Unintentional insults

It's taken me a while to write this post, but I"m coming out of my deep dark hole and finally really processing how I am feeling and what I can do about it. So please, bare with me.

It's been three weeks since the day Baby S had surgery, and I'm still processing exactly what happened that day and how I feel about it. There were a few moments that still threaten to make me break down, no matter how hard I try to shove them into the back corner of my head and not let them bother me.

The first was the way everyone looked at me. The doctors know her adoptive parents well. They have seen them every week, or every other week, for the last 5 months, and their relationship is solid and unchanging. I'm the stranger. I don't like feeling like the outcast in an already tense and uncomfortable situation, like my beautiful baby having to have open heart surgery. I hate the way they look at me; I can just see the questions on their face "who is this girl and what is she doing here?"

But mostly, there's the things that people say. The little things, things that wouldn't bother any other parent, but that bother me because I"m not the same. I'm not the mom who didn't give up her baby because of a medical defect. I'm the mom who gave her baby to someone else to raise so that she could move past this pregnancy like I was supposed to from the beginning.

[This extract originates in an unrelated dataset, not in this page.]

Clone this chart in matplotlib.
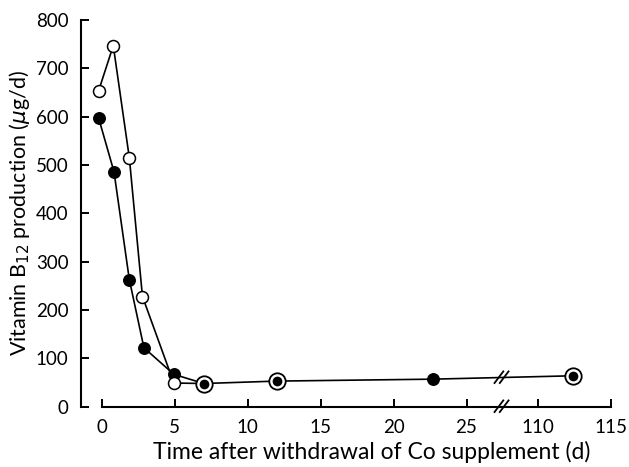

When I was sitting in the waiting room, while R and T were in the room with Baby S right after surgery, there were two other women there. Now, it was a small room, so there was no way to not hear what they were saying. I came to understand that each of them had a baby that was in the hospital, and had been for a while. One was a little baby girl, maybe about 3-4 weeks old, the other an older infant. The two women had obviously seen each other in the unit before, because they talked easily, they knew who each other were. This I expected; families with children that are having long-term stays in ICU usually bond with each other. What I didn't expect was to hear part of a conversation that would crush my heart and bring back all the guilt and indecision of the last few days before Baby S's adoption went through.

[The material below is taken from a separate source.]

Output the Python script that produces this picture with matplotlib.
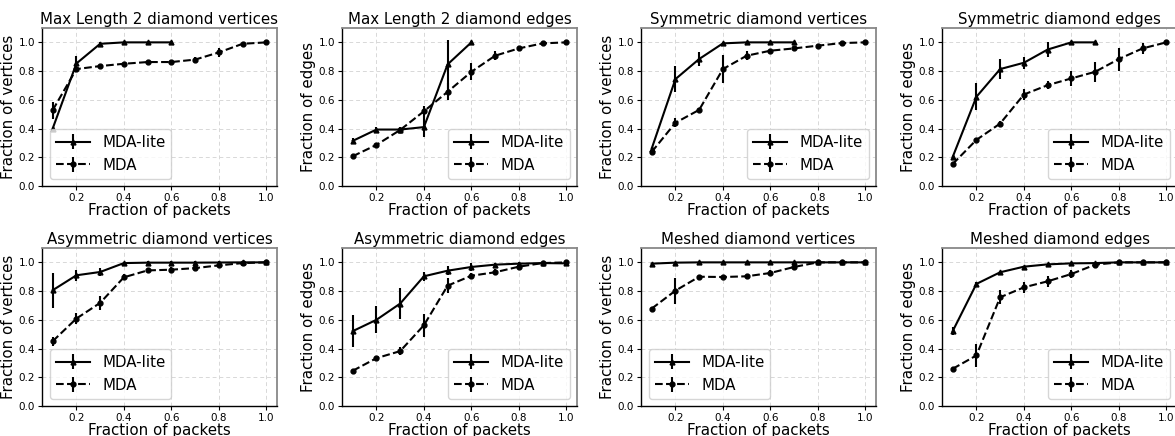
import numpy as np
import matplotlib
matplotlib.use("Agg")
import matplotlib.pyplot as plt

# fraction of packets
frac = [0.1, 0.2, 0.3, 0.4, 0.5, 0.6, 0.7, 0.8, 0.9, 1.0]

titles = ["Max Length 2 diamond vertices", "Max Length 2 diamond edges",
          "Symmetric diamond vertices", "Symmetric diamond edges",
          "Asymmetric diamond vertices", "Asymmetric diamond edges",
          "Meshed diamond vertices", "Meshed diamond edges"]
ylabels = ["Fraction of vertices", "Fraction of edges"] * 4
legend_loc = ["lower left", "lower right", "lower right", "lower right",
              "lower left", "lower right", "lower left", "lower right"]

# MDA-lite (mean, error)
lite_ml2_v = [0.40, 0.853, 0.99, 1.0, 1.0, 1.0]
lite_ml2_v_err = [0.01, 0.055, 0.01, 0.0, 0.0, 0.0]
lite_ml2_e = [0.314, 0.393, 0.393, 0.41, 0.847, 1.0]
lite_ml2_e_err = [0.02, 0.015, 0.02, 0.07, 0.17, 0.0]
lite_sym_v = [0.26, 0.744, 0.884, 0.993, 1.0, 1.0, 1.0]
lite_sym_v_err = [0.01, 0.09, 0.05, 0.01, 0.0, 0.0, 0.0]
lite_sym_e = [0.202, 0.621, 0.814, 0.858, 0.95, 1.0, 1.0]
lite_sym_e_err = [0.01, 0.093, 0.07, 0.04, 0.05, 0.0, 0.0]
lite_asym_v = [0.806, 0.91, 0.933, 0.995, 0.998, 0.998, 0.998, 0.999, 1.0, 1.0]
lite_asym_v_err = [0.122, 0.04, 0.03, 0.01, 0.01, 0.01, 0.01, 0.01, 0.0, 0.0]
lite_asym_e = [0.521, 0.60, 0.713, 0.903, 0.942, 0.968, 0.984, 0.991, 0.995, 0.993]
lite_asym_e_err = [0.11, 0.095, 0.11, 0.03, 0.03, 0.03, 0.015, 0.01, 0.005, 0.005]
lite_mesh_v = [0.991, 0.998, 1.0, 1.0, 1.0, 1.0, 1.0, 1.0, 1.0, 1.0]
lite_mesh_v_err = [0.005, 0.003, 0.0, 0.0, 0.0, 0.0, 0.0, 0.0, 0.0, 0.0]
lite_mesh_e = [0.521, 0.85, 0.931, 0.97, 0.986, 0.993, 0.995, 1.0, 1.0, 1.0]
lite_mesh_e_err = [0.03, 0.01, 0.01, 0.005, 0.005, 0.003, 0.003, 0.0, 0.0, 0.0]

# MDA (mean, error)
mda_ml2_v = [0.528, 0.814, 0.835, 0.851, 0.863, 0.863, 0.88, 0.93, 0.99, 1.0]
mda_ml2_v_err = [0.06, 0.02, 0.01, 0.01, 0.01, 0.01, 0.015, 0.03, 0.01, 0.0]
mda_ml2_e = [0.207, 0.286, 0.39, 0.52, 0.656, 0.795, 0.907, 0.958, 0.993, 1.0]
mda_ml2_e_err = [0.01, 0.01, 0.02, 0.04, 0.06, 0.06, 0.03, 0.01, 0.005, 0.0]
mda_sym_v = [0.237, 0.44, 0.53, 0.814, 0.907, 0.942, 0.958, 0.977, 0.995, 1.0]
mda_sym_v_err = [0.01, 0.03, 0.015, 0.095, 0.03, 0.01, 0.01, 0.005, 0.003, 0.0]
mda_sym_e = [0.153, 0.321, 0.435, 0.637, 0.702, 0.749, 0.795, 0.884, 0.958, 1.0]
mda_sym_e_err = [0.01, 0.01, 0.02, 0.04, 0.03, 0.05, 0.07, 0.08, 0.04, 0.0]
mda_asym_v = [0.451, 0.609, 0.718, 0.896, 0.944, 0.949, 0.96, 0.979, 0.995, 1.0]
mda_asym_v_err = [0.03, 0.04, 0.05, 0.02, 0.02, 0.02, 0.015, 0.01, 0.005, 0.0]
mda_asym_e = [0.245, 0.333, 0.382, 0.562, 0.838, 0.907, 0.931, 0.97, 0.995, 1.0]
mda_asym_e_err = [0.01, 0.01, 0.03, 0.08, 0.05, 0.02, 0.02, 0.01, 0.005, 0.0]
mda_mesh_v = [0.678, 0.803, 0.90, 0.898, 0.903, 0.926, 0.968, 1.0, 1.0, 1.0]
mda_mesh_v_err = [0.01, 0.09, 0.01, 0.005, 0.01, 0.02, 0.02, 0.0, 0.0, 0.0]
mda_mesh_e = [0.259, 0.352, 0.757, 0.826, 0.868, 0.919, 0.984, 1.0, 1.0, 1.0]
mda_mesh_e_err = [0.01, 0.08, 0.05, 0.04, 0.04, 0.03, 0.01, 0.0, 0.0, 0.0]

lite = [(lite_ml2_v, lite_ml2_v_err), (lite_ml2_e, lite_ml2_e_err),
        (lite_sym_v, lite_sym_v_err), (lite_sym_e, lite_sym_e_err),
        (lite_asym_v, lite_asym_v_err), (lite_asym_e, lite_asym_e_err),
        (lite_mesh_v, lite_mesh_v_err), (lite_mesh_e, lite_mesh_e_err)]
mda = [(mda_ml2_v, mda_ml2_v_err), (mda_ml2_e, mda_ml2_e_err),
       (mda_sym_v, mda_sym_v_err), (mda_sym_e, mda_sym_e_err),
       (mda_asym_v, mda_asym_v_err), (mda_asym_e, mda_asym_e_err),
       (mda_mesh_v, mda_mesh_v_err), (mda_mesh_e, mda_mesh_e_err)]

W, H = 1175, 436
fig = plt.figure(figsize=(W / 100, H / 100), dpi=100)

# axes placed by pixel, last column runs past the right edge as in the original
lefts = [42, 342, 641, 942]
bottoms = [186, 406]
aw, ah = 235, 158

fs = 10.8
for i in range(8):
    r, c = divmod(i, 4)
    ax = fig.add_axes([lefts[c] / W, (H - bottoms[r]) / H, aw / W, ah / H])

    y, e = lite[i]
    ax.errorbar(frac[:len(y)], y, yerr=e, fmt='-', marker='^', ms=3.5,
                color='black', lw=1.5, elinewidth=1.5, capsize=0, label='MDA-lite')
    y, e = mda[i]
    ax.errorbar(frac[:len(y)], y, yerr=e, fmt='--', marker='o', ms=3.5,
                color='black', lw=1.5, elinewidth=1.5, capsize=0, label='MDA')

    ax.set_ylim(0, 1.1)
    ax.set_xticks([0.2, 0.4, 0.6, 0.8, 1.0])
    ax.set_yticks([0.0, 0.2, 0.4, 0.6, 0.8, 1.0])
    ax.tick_params(labelsize=7.5, length=3, pad=2)
    ax.grid(True, linestyle=(0, (4, 3)), color='#d8d8d8', lw=0.7)
    for s in ['top', 'right']:
        ax.spines[s].set_color('#888888')
        ax.spines[s].set_linewidth(1.3)
    for s in ['left', 'bottom']:
        ax.spines[s].set_linewidth(1.0)

    ax.set_title(titles[i], fontsize=fs, pad=3)
    ax.set_xlabel('Fraction of packets', fontsize=fs, labelpad=0)
    ax.set_ylabel(ylabels[i], fontsize=fs, labelpad=2)
    ax.legend(loc=legend_loc[i], fontsize=fs, handlelength=2.3)

fig.savefig('out.png', dpi=100)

"Our doctors strongly encouraged us to terminate" out of the mouth of one mother.
"So did ours" from the other.
"How could I give up on my baby?"
"I don't understand how anybody could say they would do anything other than have and take care of their child".

And there I am, the mother who 'gave up' my baby. The one who fought past the talk of termination just to give her to another family to raise.. because she was too complicated and too difficult to do it myself.

I know, I know, how were they to know? They didn't know Who I am, why I was sitting there waiting for someone to tell me I could go see my Baby S. But there they were.. and how those words really really hurt. They're right. How could I? How could I give up on her and give her away so easily?

That conversation still haunts me. I see those women in my dreams, I hear their voices in my head all the time. And no matter how many times I justify to others, and to myself, that I did the right thing.. this thought of 'how could I?' still hangs over my head.

I know logically I did what was right.. and I know that nobody in the world would dare think that I gave up on Baby S after all all the fighting I did for her, but the battle in my head is bigger and stronger than I really know how to handle. I feel myself slipping down that slippery slope, and I am fighting so hard to stay afloat. I just hope I find a foothold soon.